Gonzalez and his colleagues at UT-RGV envision a different future for these sites through the project Ancient Landscapes of South Texas: Hiding in Plain Sight. In the past five years, they have brought attention to overlooked and often threatened natural resources including the ash outcrops, petrified wood, fossilized giant oyster shells, distinctive gravels, and deposits of the sedimentary rock chert that prehistoric peoples made into projectile points. These are part of the region’s geoheritage, or geological features with significant cultural, scientific, or aesthetic value. Although such sites are often millions of years old, they can disappear in a day if people aren’t aware of their importance.
“Most of them are right by a major highway, and people drive by them daily, not even knowing they are there,” Gonzalez says. “That’s what we want to change.”
After Gonzalez joined UT-RGV in 2009, a colleague took him to a residential neighborhood down the road from the auto shop. There, Gonzalez stared up at a 17-meter hill of the same volcanic ash. To his surprise, virtually no research about the local ash had been published, so he began studying it. Lab testing revealed that the ash was 27.4 million years old and probably came from a single eruption of a volcano in the Sierra Madre Occidental range in modern-day Mexico.
At that time, the area was near the shoreline of the Gulf of Mexico and likely covered with a maritime forest similar to the one preserved at the Sabal Palm Sanctuary in Brownsville. When the ash fell, in a matter of days or months—“an instant, in geologic time,” Gonzalez says—it covered the plants and stymied the normal decay process. Over millions of years, groundwater circulating through the ash replaced the plants’ cellulose with minerals in a process called silicification. What’s left is quartz in the shape of the original plant—such as petrified palm, the state stone.
Gonzalez tells me this as we drive to Rio Grande City, where we marvel at petrified wood at a hotel and shrine, and Roma, where it’s used in a church’s retaining wall. The most impressive pieces in Roma, one of them 10 feet tall and so thick Gonzalez can barely wrap his arms around it, surround a long-abandoned home.

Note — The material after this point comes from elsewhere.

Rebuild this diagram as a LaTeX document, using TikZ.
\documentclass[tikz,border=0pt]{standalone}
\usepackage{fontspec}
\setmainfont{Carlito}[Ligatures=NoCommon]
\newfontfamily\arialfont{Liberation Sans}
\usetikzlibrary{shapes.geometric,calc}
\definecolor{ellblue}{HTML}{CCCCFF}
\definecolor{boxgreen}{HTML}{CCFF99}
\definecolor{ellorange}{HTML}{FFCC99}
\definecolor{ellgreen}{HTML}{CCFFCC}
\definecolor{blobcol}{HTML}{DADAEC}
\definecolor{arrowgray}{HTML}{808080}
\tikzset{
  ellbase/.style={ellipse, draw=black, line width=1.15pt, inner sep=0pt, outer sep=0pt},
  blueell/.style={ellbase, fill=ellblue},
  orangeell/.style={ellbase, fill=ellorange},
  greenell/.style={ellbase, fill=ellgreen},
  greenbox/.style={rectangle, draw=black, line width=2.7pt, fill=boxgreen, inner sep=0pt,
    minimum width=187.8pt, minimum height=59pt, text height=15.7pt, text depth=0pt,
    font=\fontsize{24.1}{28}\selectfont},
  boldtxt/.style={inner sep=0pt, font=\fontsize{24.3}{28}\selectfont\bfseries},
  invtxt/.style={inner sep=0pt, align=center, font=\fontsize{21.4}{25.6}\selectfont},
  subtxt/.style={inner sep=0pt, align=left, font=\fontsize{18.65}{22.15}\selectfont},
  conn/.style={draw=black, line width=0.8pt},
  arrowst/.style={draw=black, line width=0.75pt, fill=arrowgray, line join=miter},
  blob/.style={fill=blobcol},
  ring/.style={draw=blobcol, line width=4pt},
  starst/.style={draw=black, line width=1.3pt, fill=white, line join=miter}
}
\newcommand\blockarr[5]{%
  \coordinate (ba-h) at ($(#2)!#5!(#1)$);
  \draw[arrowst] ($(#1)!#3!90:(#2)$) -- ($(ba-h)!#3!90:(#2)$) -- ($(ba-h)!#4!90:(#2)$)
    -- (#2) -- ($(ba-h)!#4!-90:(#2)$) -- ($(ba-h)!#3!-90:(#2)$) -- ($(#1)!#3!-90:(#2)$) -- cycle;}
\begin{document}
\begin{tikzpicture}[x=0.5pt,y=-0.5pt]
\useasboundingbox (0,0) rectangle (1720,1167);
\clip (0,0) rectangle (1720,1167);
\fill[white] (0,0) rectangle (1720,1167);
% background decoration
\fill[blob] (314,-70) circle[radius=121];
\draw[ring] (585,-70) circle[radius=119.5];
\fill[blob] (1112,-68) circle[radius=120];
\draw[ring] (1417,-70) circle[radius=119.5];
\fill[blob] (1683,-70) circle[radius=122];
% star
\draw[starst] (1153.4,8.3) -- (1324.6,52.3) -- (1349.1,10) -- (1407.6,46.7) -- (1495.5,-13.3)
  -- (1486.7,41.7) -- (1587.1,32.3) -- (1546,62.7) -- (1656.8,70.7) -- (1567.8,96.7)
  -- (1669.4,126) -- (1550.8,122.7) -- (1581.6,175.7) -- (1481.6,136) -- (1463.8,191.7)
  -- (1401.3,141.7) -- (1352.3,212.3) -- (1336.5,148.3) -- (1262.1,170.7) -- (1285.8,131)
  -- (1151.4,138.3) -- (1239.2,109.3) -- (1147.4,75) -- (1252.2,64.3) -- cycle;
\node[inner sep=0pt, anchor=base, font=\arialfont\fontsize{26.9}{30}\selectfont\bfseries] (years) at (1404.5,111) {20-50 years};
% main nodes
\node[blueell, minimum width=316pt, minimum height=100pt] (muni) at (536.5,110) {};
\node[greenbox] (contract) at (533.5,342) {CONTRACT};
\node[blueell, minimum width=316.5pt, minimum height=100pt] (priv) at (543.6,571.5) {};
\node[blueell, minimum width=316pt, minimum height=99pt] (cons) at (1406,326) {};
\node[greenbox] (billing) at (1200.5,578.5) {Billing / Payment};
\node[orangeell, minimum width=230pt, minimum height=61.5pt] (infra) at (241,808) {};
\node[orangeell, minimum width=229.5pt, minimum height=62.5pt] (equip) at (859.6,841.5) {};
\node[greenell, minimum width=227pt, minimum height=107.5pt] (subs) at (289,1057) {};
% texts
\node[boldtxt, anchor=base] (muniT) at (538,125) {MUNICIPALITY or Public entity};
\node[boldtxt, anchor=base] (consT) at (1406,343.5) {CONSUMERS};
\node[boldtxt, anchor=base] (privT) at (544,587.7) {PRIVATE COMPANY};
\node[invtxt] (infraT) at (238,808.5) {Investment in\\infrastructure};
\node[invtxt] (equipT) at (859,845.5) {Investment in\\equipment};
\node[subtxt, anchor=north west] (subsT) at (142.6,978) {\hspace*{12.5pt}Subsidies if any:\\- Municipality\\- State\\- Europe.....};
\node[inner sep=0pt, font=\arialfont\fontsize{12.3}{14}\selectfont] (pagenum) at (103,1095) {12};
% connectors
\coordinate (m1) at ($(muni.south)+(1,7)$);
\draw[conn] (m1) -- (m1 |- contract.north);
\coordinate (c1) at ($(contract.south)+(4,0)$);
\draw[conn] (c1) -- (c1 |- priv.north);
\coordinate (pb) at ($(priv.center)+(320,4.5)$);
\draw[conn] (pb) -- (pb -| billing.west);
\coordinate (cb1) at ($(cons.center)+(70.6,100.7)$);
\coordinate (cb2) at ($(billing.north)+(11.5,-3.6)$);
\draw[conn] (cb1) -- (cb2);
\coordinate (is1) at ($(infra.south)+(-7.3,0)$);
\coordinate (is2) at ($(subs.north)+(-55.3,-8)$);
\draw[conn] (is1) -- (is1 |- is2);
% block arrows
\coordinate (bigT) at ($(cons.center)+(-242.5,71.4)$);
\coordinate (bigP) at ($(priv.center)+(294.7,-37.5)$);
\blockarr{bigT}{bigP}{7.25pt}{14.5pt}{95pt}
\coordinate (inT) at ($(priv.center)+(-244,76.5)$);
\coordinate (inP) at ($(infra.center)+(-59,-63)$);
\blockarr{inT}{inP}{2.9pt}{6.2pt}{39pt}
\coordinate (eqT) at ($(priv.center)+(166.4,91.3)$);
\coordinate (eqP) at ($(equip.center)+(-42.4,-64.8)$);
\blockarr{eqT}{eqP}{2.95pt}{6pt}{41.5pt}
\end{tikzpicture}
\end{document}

Gonzalez has taken many geologists and students on adventures like ours. About a decade ago, he invited Russell Skowronek, an anthropology and history professor at UT-RGV, to come along, and the two realized they had complementary expertise. They spearheaded the project that became Ancient Landscapes and envisioned ways to educate the public about the sites and, in doing so, conserve them.

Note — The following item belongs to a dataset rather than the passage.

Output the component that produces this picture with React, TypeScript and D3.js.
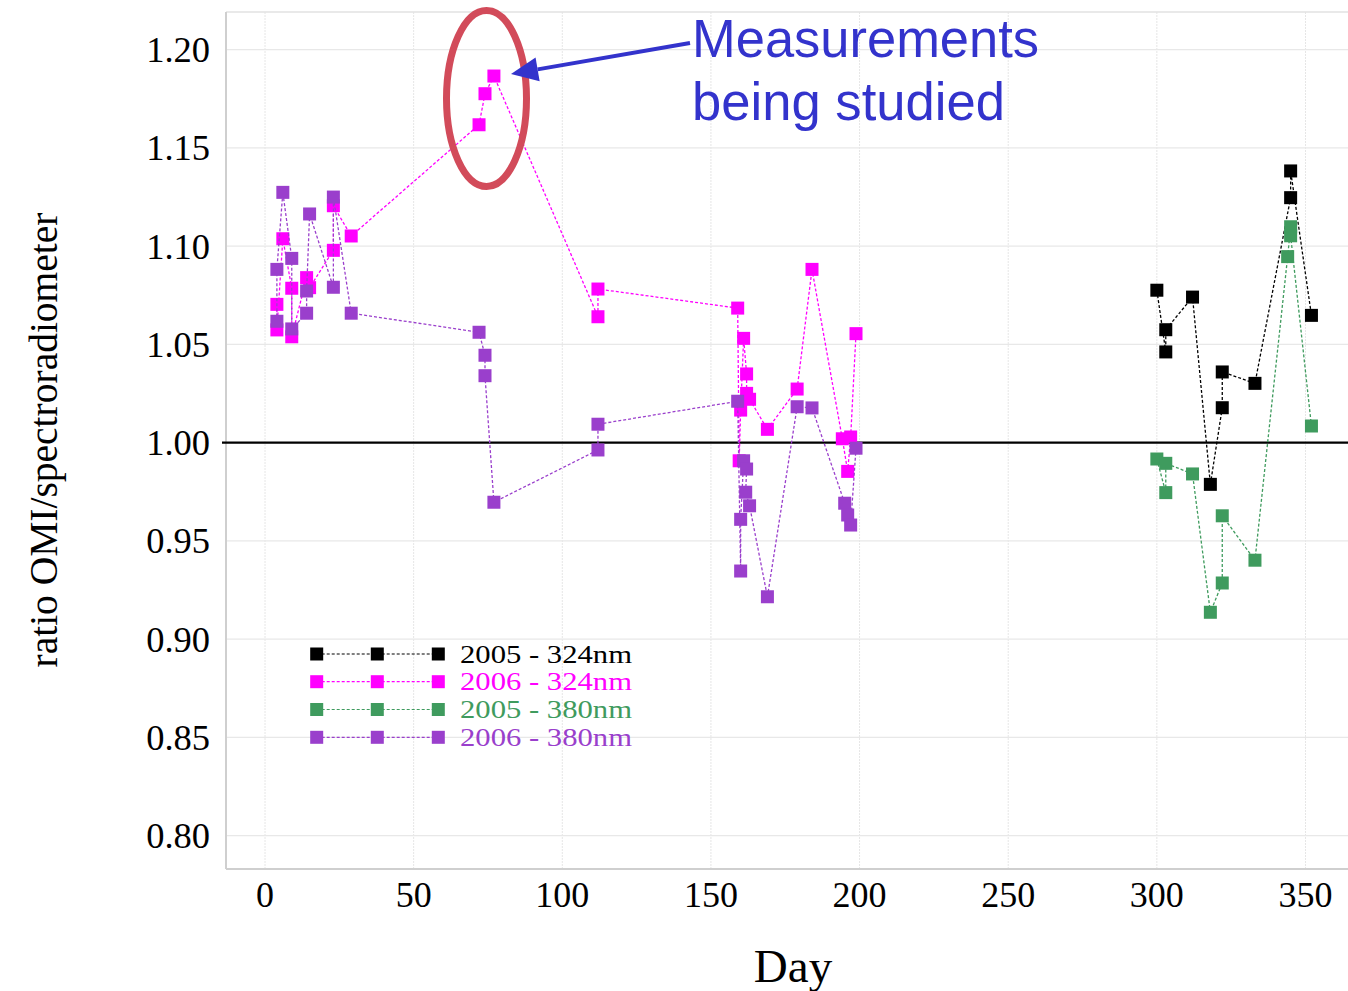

“The idea of preservation has always been front and center for us,” Skowronek says. “If you don’t know what you have, you don’t know that you’ve lost it.”
A geoheritage initiative led by the Bureau of Economic Geology at the University of Texas at Austin has a similar philosophy. The Texas GeoSign Project, launched in 2016, explains the significance of geological sites near publicly accessible spaces. For instance, an interpretive panel at a Bell County roadside rest area explains the hydrogeology and economic history of Salado Springs, and one in Eastland County describes the Ranger Oil Field.

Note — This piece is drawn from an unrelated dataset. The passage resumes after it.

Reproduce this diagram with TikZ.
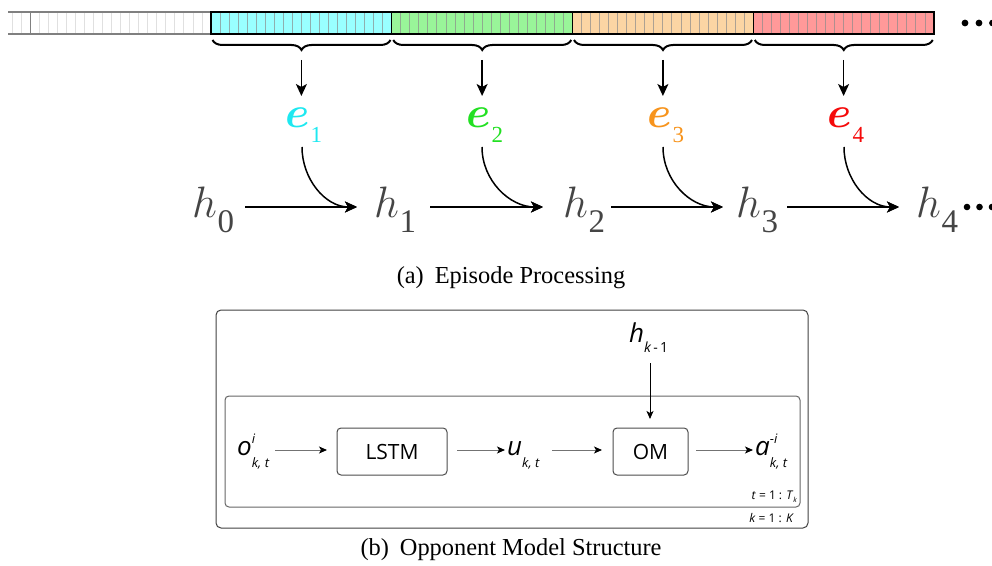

Geologists see the value of these places, “but the public may have no understanding,” says project manager Linda Ruiz McCall, who coordinates the Bureau’s outreach programs. The GeoSigns are meant to change that. “Not only are these sites important scientifically, but they also embody educational, cultural, aesthetic, and economic factors,” she says.
Gonzalez and Skowronek hope to partner with chambers of commerce to parlay their research into tourism, as South Texas is known for its natural attractions. By learning how events in the geological past shape the present, visitors can become stewards of the history beneath their feet.